The Wrong Door: On Connoisseurship And Context

There is a recurring tension at the edges of the digital art world: a desire to enter the traditional art ecosystem without learning the language it speaks. The result is predictable.

You can’t force entry into a connoisseurship-driven ecosystem using tactics designed for inventory liquidation.

This isn’t gatekeeping, it’s misalignment.

A market built on slow attention, deep context, and reputational stewardship cannot be approached with the velocity of a showroom pitch. Yet this is the posture we see repeated: digital art practitioners adopting the cadence of sales floors, then wondering why the doors remain half-open at best.

Connoisseurship Is Not a Vibe, it’s a Vocabulary.

Connoisseurship is often mistaken for elitism, but its roots are far older and far more democratic.

In Renaissance workshops, it was a practical literacy, knowing how a hand moves, how a pigment ages, how an image thinks. Today, it operates on a similar register: the ability to situate a work within lineage, technique, influence, and deviation… It’s not mystical. It’s observable.

When digital art arrives without this contextual scaffolding, the void is immediately felt. It’s not that the work lacks merit…it’s that it lacks placement. And without placement, there is nothing to “advise” on!

The Rise of the Accidental Salesman

Many in the digital art space adopted a role that never existed in the legacy market: the Hype Broker. Part analyst, part promoter, part unpaid intern for momentum. Having experience in the marketing side of the digital art world, I can confidently say that I have encountered many of these before.

This creates a strange dissonance. On one hand, there is an ambition to mirror the authority of a secondary-market advisor. On the other, there is the behavior of someone trying to clear stock before quarter’s end.

Of course selling mechanisms exist in every market: but in the traditional art world, they’re presented with entirely different cadence, intention, and discretion.

Why A Traditional Market Doesn’t Respond to Pressure

The traditional art market (auction houses aside) has never been driven by urgency. The best dealers operate like archivists of taste. Their reputations are part of their method: they place works with intention because their standing lives or dies by the longevity of those placements.

A forced sale isn’t a victory, it’s a reputational liability! Digital art enters this environment with the tempo of a launchpad mint calendar… No wonder the conversation feels so asymmetrical. It is rather difficult to accelerate a space that is designed to resist acceleration.

Art Consultation/Advisory vs. Cosplay

The term “art consultant/art advisor” has proliferated in digital art circles, often without the corresponding practice behind it. Adopting the title is easy… Occupying the role is not.

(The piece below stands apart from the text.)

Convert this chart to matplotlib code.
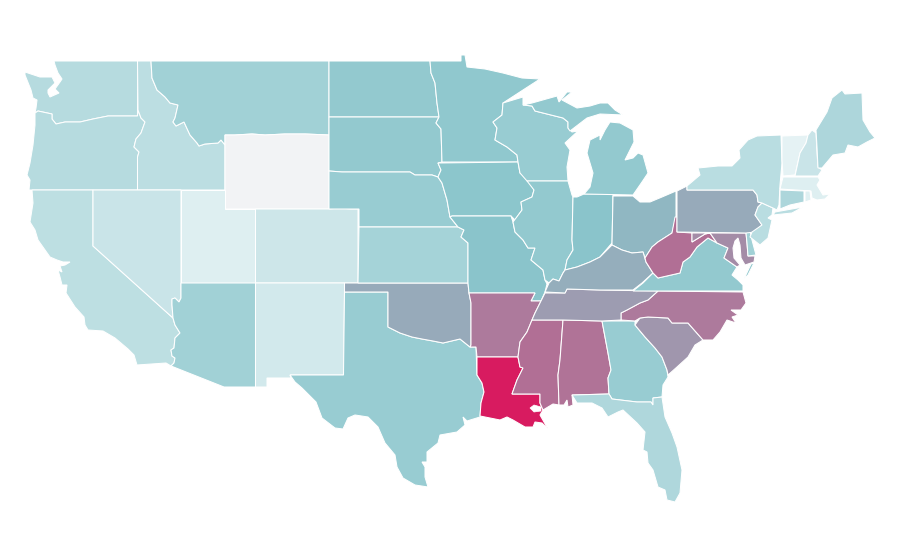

Art Consultancy/Advisory requires:

  • knowledge of collecting histories

  • familiarity with institutional priorities

  • sensitivity to a collector’s long-term vision

  • the ability to contextualize a work across centuries, not weeks.

If the posture is car-salesman energy wearing a borrowed title, collectors feel it immediately. The body language doesn’t match the vocabulary.

A More Mature Path Forward

Digital art doesn’t need to mimic the traditional art market, but it does need to understand it.

What the space lacks is not legitimacy… it’s literacy.

Not aesthetic literacy, which is abundant, but the literacy of placement, pacing, and connoisseurship: the literacy of advisory work as stewardship rather than conversion.

A future where digital art sits comfortably within the broader canon will not come from forcing the door open: it will come from aligning the ethos of digital practice with the long arc of art history.

Not speed. Not pressure. Not liquidation-style tactics, but context, care, and continuity.

Conclusion

Digital art has already earned its place in contemporary practice: what often undermines it are the behaviors around it.

If we want the work to move through the same channels as traditional art, we must stop treating it like inventory, and start treating it like lineage.

Because truly, you can’t force entry into a connoisseurship-driven ecosystem using tactics designed for inventory liquidation.

The work deserves doors that open. Not doors that are barged into.